On 9 February 2012 18:23, William Stein <wst...@gmail.com> wrote:

>
> FUD.  I've spent significant time with autotools documentation.
>
If I could be bothered (which I can't), I could point to lots of things in
that early prereq script which dont conform even one little bit to how you
are supposed to use autoconf.



>
> > see his early attempt at the "prereq" configure script, which was
> written to
> > be processed by autoconf. Just about every reccomendation in the manual
> was
> > ignored.
>
> The manuals suck.
>


I disagree.


>
>
> I still feel that what is being proposed is very vague.   Is it to
> deprecate all of these variables [1] (but still fully support them for
> at least one year!), and make them options to a ./configure script?
>
>   http://sagemath.org/doc/installation/source.html#environment-variables
>
> And, merge that with the current prereq autoconf code?  Is that the
> proposal?
>

There would be advantages to portability, even amoungst Linux users. One of
the main concepts of the autotools is that you don't make choices based on
the platform, but test the complete system (OS/compiler/linker etc). So
instead of having endless workaround on specific distributions, you create
a test (in C usually), that shows if the issue exists or not. Then you
apply the workaround if the issue exists.

Instead of testing for a SPARC processor if you have code which is
big-endian/little endian specific, you should write a test which checks if
the system is big/little endian. Then it automatically will work on any new
big-endian processor.

If something is an issue on Debian, instead of checking for Debian, you
write a test for the problem. Then you have solved the issue for any system
- one derrived from Debian, or even something completely differet.
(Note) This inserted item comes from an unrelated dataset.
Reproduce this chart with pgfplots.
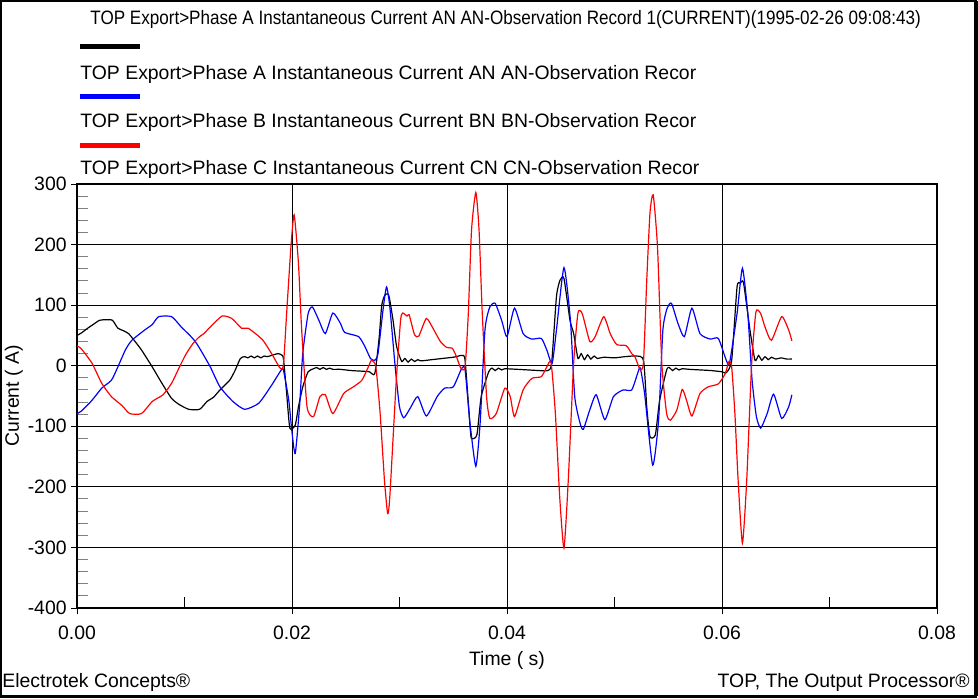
\documentclass[border=0pt]{standalone}
\usepackage{fontspec}
\setmainfont{Liberation Sans}
\usepackage{pgfplots}
\pgfplotsset{compat=1.18}
\usepackage{graphicx}

% phase A (black), t in s, current in A
\pgfplotstableread{
t v
0.0000 50
0.0004 54
0.0010 62
0.0015 68
0.0021 75
0.0027 76
0.0033 75
0.0038 62
0.0043 58
0.0048 53
0.0054 40
0.0060 26
0.0070 -2
0.0079 -29
0.0088 -54
0.0095 -64
0.0104 -72
0.0114 -72
0.0121 -59
0.0127 -52
0.0133 -40
0.0142 -24
0.0147 -8
0.0152 12
0.0156 15
0.0159 13
0.0162 16
0.0165 13
0.0168 16
0.0171 13
0.0174 16
0.0177 15
0.0181 17
0.0187 20
0.0190 18
0.0192 12
0.0195 -45
0.0198 -103
0.0203 -98
0.0206 -68
0.0210 -35
0.0215 -10
0.0220 -5
0.0223 -3
0.0226 -6
0.0229 -3
0.0232 -6
0.0235 -4
0.0238 -6
0.0245 -6
0.0255 -8
0.0265 -9
0.0272 -10
0.0277 -13
0.0281 45
0.02835 100
0.02865 117
0.02896 118
0.0291 108
0.0294 75
0.02974 31
0.0302 7
0.0305 12
0.0308 6
0.0311 11
0.0314 7
0.0317 10
0.0320 8
0.0330 10
0.0340 12
0.0350 14
0.0353 15
0.0358 17
0.0361 9
0.03656 -100
0.0367 -120
0.0372 -114
0.0376 -51
0.0383 -10
0.0386 -4
0.0389 -8
0.0392 -4
0.0395 -7
0.0398 -5
0.0410 -6
0.0420 -7
0.0430 -8
0.0438 -8
0.04415 4
0.0446 114
0.04493 141
0.0453 144
0.04586 75
0.0462 53
0.0466 12
0.0469 20
0.0472 10
0.0475 18
0.0478 11
0.0481 16
0.0484 12
0.0490 14
0.0500 13
0.0510 15
0.0520 16
0.0527 9
0.0530 -68
0.0533 -117
0.0538 -114
0.0542 -57
0.05485 -7
0.0551 -3
0.0554 -8
0.0557 -4
0.0560 -7
0.0563 -5
0.0570 -6
0.0580 -7
0.0590 -8
0.0600 -10
0.0604 -11.5
0.0609 9
0.0614 130
0.0617 136
0.0620 137
0.0626 59
0.06307 9
0.0634 17
0.0637 9
0.0640 15
0.0643 10
0.0646 14
0.0650 11
0.0655 13
0.0660 11
0.0665 11
}\phaseA

% phase B (blue)
\pgfplotstableread{
t v
0.0000 -79
0.0004 -75
0.0014 -57
0.0023 -37
0.0032 -24
0.0038 -2
0.0045 26
0.0051 42
0.0063 59
0.0070 68
0.0076 81
0.0088 81
0.0097 64
0.0105 50
0.0110 40
0.0114 29
0.0124 -2
0.0133 -35
0.0145 -59
0.0156 -72
0.0169 -62
0.0180 -35
0.0190 -7
0.0192 -7
0.0197 -57
0.0200 -110
0.0203 -145
0.0207 -68
0.0210 20
0.0215 86
0.0219 97
0.0225 75
0.0231 53
0.0238 87
0.0245 70
0.0249 55
0.0262 48
0.0268 31
0.0273 12
0.0277 9
0.0280 20
0.0285 97
0.0288 130
0.0291 97
0.0296 -2
0.0300 -68
0.0304 -86
0.0310 -70
0.0317 -51
0.0325 -83
0.0335 -51
0.0342 -37
0.0350 -35
0.0358 -4
0.0361 -7
0.03656 -95
0.0371 -166
0.0375 -95
0.03795 59
0.0384 97
0.0389 103
0.0395 75
0.0400 48
0.0407 95
0.0415 53
0.0423 44
0.0432 45
0.0437 26
0.0442 4
0.0446 59
0.0453 162
0.0459 75
0.0463 -51
0.0468 -95
0.0471 -105
0.0477 -73
0.0483 -48
0.0491 -89
0.0499 -51
0.0508 -40
0.0516 -40
0.0522 -10
0.0524 -4
0.0528 -46
0.05355 -164
0.0541 -90
0.0545 59
0.0549 95
0.0553 103
0.0559 70
0.0565 48
0.0572 95
0.05795 53
0.0589 44
0.05966 45
0.0604 9
0.0607 4
0.0614 86
0.0619 161
0.0624 86
0.0628 -24
0.0632 -84
0.0636 -103
0.0642 -79
0.0648 -47
0.06555 -87
0.0662 -68
0.0665 -48
}\phaseB

% phase C (red)
\pgfplotstableread{
t v
0.0000 33
0.0004 28
0.0014 4
0.0023 -29
0.0032 -51
0.0042 -66
0.0049 -79
0.0060 -79
0.0070 -59
0.0080 -48
0.0088 -29
0.0094 -7
0.0101 18
0.0108 37
0.0114 48
0.0118 53
0.0124 64
0.0135 82
0.0144 78
0.0153 62
0.0159 62
0.0166 53
0.0173 42
0.0181 20
0.0189 -4
0.0192 1
0.0195 86
0.0199 196
0.0202 249
0.0206 169
0.0209 59
0.0214 -68
0.0220 -84
0.0226 -51
0.0231 -48
0.0238 -79
0.0248 -46
0.0257 -35
0.0265 -24
0.0271 -2
0.0274 9
0.0278 -2
0.0282 -79
0.0286 -189
0.0289 -244
0.0291 -216
0.0297 -24
0.0301 75
0.0303 87
0.0307 82
0.0309 84
0.0314 51
0.0318 49
0.0325 78
0.0332 59
0.0338 40
0.0344 30
0.0349 29
0.0353 15
0.0357 -4
0.0361 -2
0.0364 86
0.0367 224
0.0371 286
0.0374 224
0.0377 86
0.0381 -51
0.0384 -87
0.0390 -79
0.0398 -37
0.0403 -51
0.0407 -84
0.0415 -40
0.0423 -21
0.0432 -18
0.0437 -2
0.0441 5
0.0445 -79
0.0449 -216
0.0453 -301
0.0457 -189
0.0462 4
0.0466 87
0.0470 86
0.0477 40
0.0482 48
0.0490 81
0.0496 53
0.0502 35
0.0511 33
0.0516 20
0.0519 15
0.0524 -7
0.0527 7
0.0530 141
0.0533 252
0.0536 282
0.0540 196
0.0544 4
0.05485 -79
0.0552 -90
0.0558 -73
0.0563 -39
0.0567 -57
0.0572 -83
0.05795 -46
0.0587 -35
0.05966 -30
0.0603 -13
0.06065 7
0.0609 -2
0.0612 -79
0.0615 -189
0.0619 -293
0.0623 -189
0.06276 4
0.06316 89
0.0636 86
0.0640 64
0.0646 42
0.06555 81
0.0662 59
0.0665 41
}\phaseC

\begin{document}
\begin{tikzpicture}[font=\fontsize{9.7}{11.6}\selectfont]
\useasboundingbox (0,0) rectangle (489pt,349pt);
% outer frame
\draw[line width=1pt] (0.5pt,0.5pt) rectangle (488pt,348.5pt);
\draw[line width=1.6pt] (488pt,0.8pt) -- (488pt,348.5pt);
\draw[line width=1.6pt] (0.5pt,0.8pt) -- (488pt,0.8pt);

% title and legend
\node[anchor=west, inner sep=0pt] at (45pt,339.5pt) {\scalebox{0.88}[1]{TOP Export>Phase A Instantaneous Current AN AN-Observation Record 1(CURRENT)(1995-02-26 09:08:43)}};
\draw[black, line width=2.5pt] (40pt,325.5pt) -- (70pt,325.5pt);
\node[anchor=west, inner sep=0pt] at (40pt,312pt) {TOP Export>Phase A Instantaneous Current AN AN-Observation Recor};
\draw[blue, line width=2.5pt] (40pt,300.8pt) -- (70pt,300.8pt);
\node[anchor=west, inner sep=0pt] at (40pt,288pt) {TOP Export>Phase B Instantaneous Current BN BN-Observation Recor};
\draw[red, line width=2.5pt] (40pt,276.3pt) -- (70pt,276.3pt);
\node[anchor=west, inner sep=0pt] at (40pt,264.5pt) {TOP Export>Phase C Instantaneous Current CN CN-Observation Recor};

% footer
\node[anchor=west, inner sep=0pt] at (1pt,7.8pt) {Electrotek Concepts®};
\node[anchor=east, inner sep=0pt] at (485pt,7.8pt) {TOP, The Output Processor®};

\begin{axis}[
  at={(38.5pt,45pt)}, anchor=south west,
  scale only axis, width=430pt, height=212pt,
  xmin=0, xmax=0.08, ymin=-400, ymax=300,
  scaled x ticks=false,
  xtick={0,0.02,0.04,0.06,0.08},
  xticklabels={0.00,0.02,0.04,0.06,0.08},
  ytick={-400,-300,-200,-100,0,100,200,300},
  yticklabels={-400,-300,-200,-100,0,100,200,300},
  minor x tick num=1, minor y tick num=4,
  tick pos=left, tick align=outside,
  major tick length=3pt, minor tick length=-5.5pt,
  minor y tick style={gray, line width=0.5pt},
  minor x tick style={black, line width=0.5pt},
  major tick style={black, line width=0.5pt},
  grid=major,
  major grid style={black, line width=0.5pt},
  axis line style={black, line width=0.7pt},
  xticklabel style={inner sep=0pt, anchor=north, yshift=-6pt},
  yticklabel style={inner sep=0pt, anchor=east, xshift=-2pt},
  xlabel={Time ( s)},
  ylabel={Current ( A)},
  xlabel style={at={(axis description cs:0.5,-0.123)}, anchor=center, inner sep=0pt},
  ylabel style={at={(axis description cs:-0.0735,0.5)}, anchor=center, inner sep=0pt},
  every axis plot/.append style={line width=0.6pt, smooth, tension=0.35},
  clip=true,
]
\addplot[black] table[x=t, y=v] {\phaseA};
\addplot[blue] table[x=t, y=v] {\phaseB};
\addplot[red] table[x=t, y=v] {\phaseC};
\end{axis}
\end{tikzpicture}
\end{document}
We have a patch which get added on Solaris sometimes, as there's a bug in a
library, which has been fixed by a Sun patch. So one should write a test
which checks if the bug exists or not.

I think you would find that by doing away with a lot of patches which are
applied on certain Linux distributions, you would get code which would work
more easily on more

There's a lot to be said for using autotools, but I would agree they are
not the easiest tools to use, and I fear we might not get the full benefit.